Кто готовил Тайную вечерю? Женская история мира - Розалин Майлз
[Этот священник] частенько грешил с некоей женщиной, свободной и из хорошей семьи; он обрезал ей волосы, обрядил ее мужчиной и повез с собой в другой город, надеясь там, поселившись среди незнакомцев, развеять подозрения в прелюбодеянии. Некоторое время спустя, выяснив, что произошло, ее родные устремились отомстить за свой позор… женщину они сожгли живьем, но за священника, движимые алчностью, согласились взять выкуп… Услышав об этом деле, епископ Этарий сжалился над этим человеком и спас его от неминуемой смерти, выплатив за него двадцать солидов золотом[182].
Видимо, священника еще можно было пустить в дело, а вот сексуальное прегрешение женщины полностью уничтожило ее как человека. Однако реальная проблема здесь не в греховности. Ключ к физическому уничтожению этой женщины – в том, что она, замаранная непозволительной связью, не могла теперь выполнять предписанную роль жены и матери; а без этой функции ценности в ней было не больше, чем в одалиске из султанского сераля. И, разумеется, ей нельзя было позволить выжить – оставить живое доказательство, что женщина способна выламываться из рамок патриархального общества и действовать как свободная личность. Снова ключом здесь является функция: женщина, не скованная цепью обязанностей по отношению к мужу и детям – опасная угроза как стабильности общества, так и себе самой.
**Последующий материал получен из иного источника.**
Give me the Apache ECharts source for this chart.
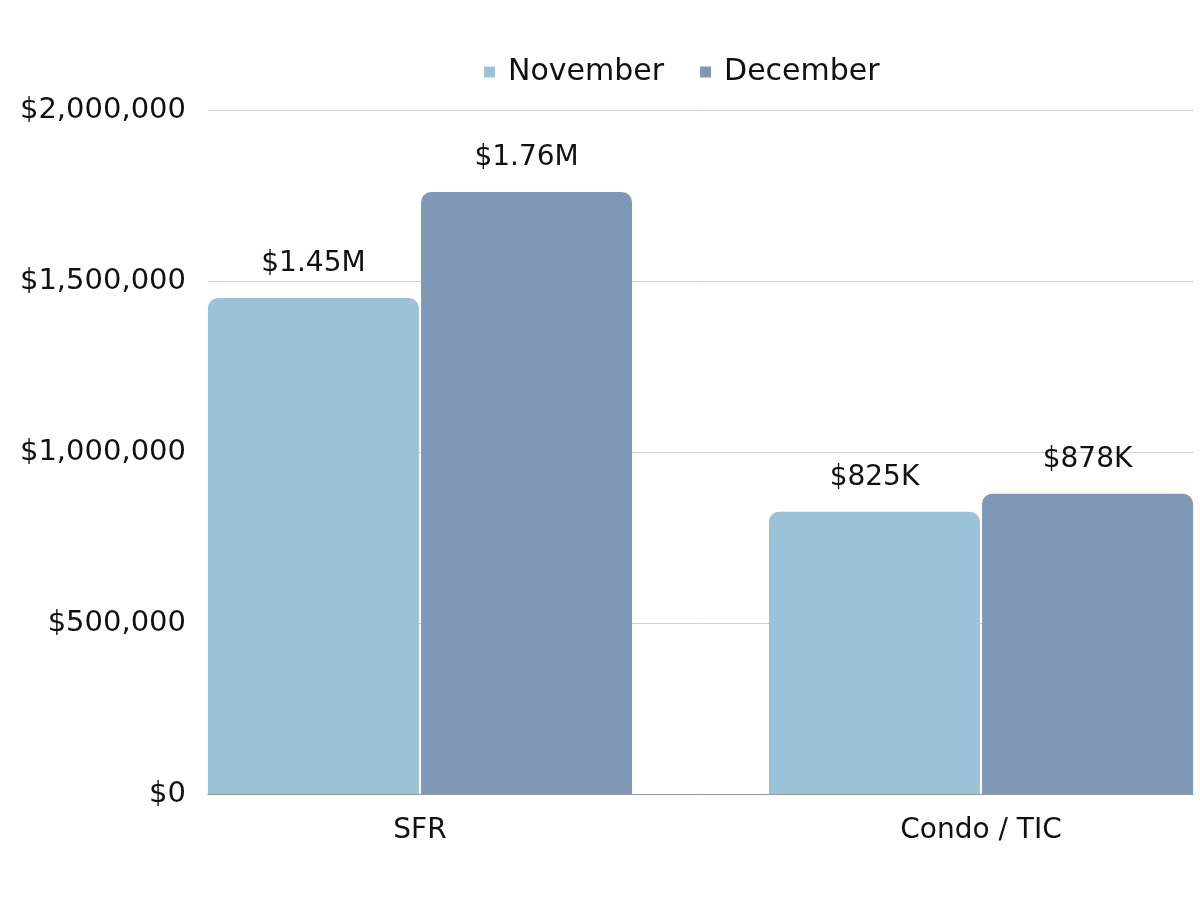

Хуже того: как и та француженка, которую греховность привела на костер, она больше никому ни для чего не нужна. А в те безжалостные времена от этой мысли был один шаг до убеждения, что лучше ей умереть.
Нечто в том же роде лежит в основе индийской традиции убийства жен, называемой сати или сатти. Согласно этому индуистскому обычаю, с давних лет ставшему законом, когда умирает муж, жене его больше незачем жить; как ясно говорит об этом индусский закон: «Для добродетельной женщины после смерти ее повелителя нет никакого иного долга, кроме как броситься в тот же огонь»[183]. Небольшая разница: умерший муж едва ли ощутит пламя погребального костра, а вот его живую жену придется запугивать, волочить силой и приковывать к месту, чтобы она вместе с трупом приняла ужасную смерть в огне, ибо жить ей больше незачем. Вот как описал очевидец обряд сати в Бенгалии XVIII века:
Родственник, чьей обязанностью было зажечь погребальный костер, шесть раз обвел ее вокруг костра… она легла рядом с телом, положила одну руку ему под голову, а другой обвила его шею. Затем на них высыпали с немалой высоты большое количество высушенных листьев какао и иного горючего материала, и полили сверху гхи, то есть растопленным маслом. В довершение их ложе придавили сверху двумя стволами бамбука и подожгли костер, который сразу разгорелся очень ярко… Едва вспыхнул огонь, все громко завопили… В этом страшном шуме невозможно было различить голос женщины, если она стонала или даже кричала во всю мочь; также для нее невозможно было пошевелиться или попытаться встать, ибо стволы бамбука прижали ее к ложу, как пресс. Мы много спорили об этих бамбуковых стволах, говоря, что это применение силы: ведь они не дают женщине встать, когда ее обожжет огонь. Но они отвечали: бамбук нужен лишь для того, чтобы костер не рухнул. Мы не могли более смотреть и пошли прочь, громко проклиная это убийство, в ужасе от того, чему стали свидетелями[184].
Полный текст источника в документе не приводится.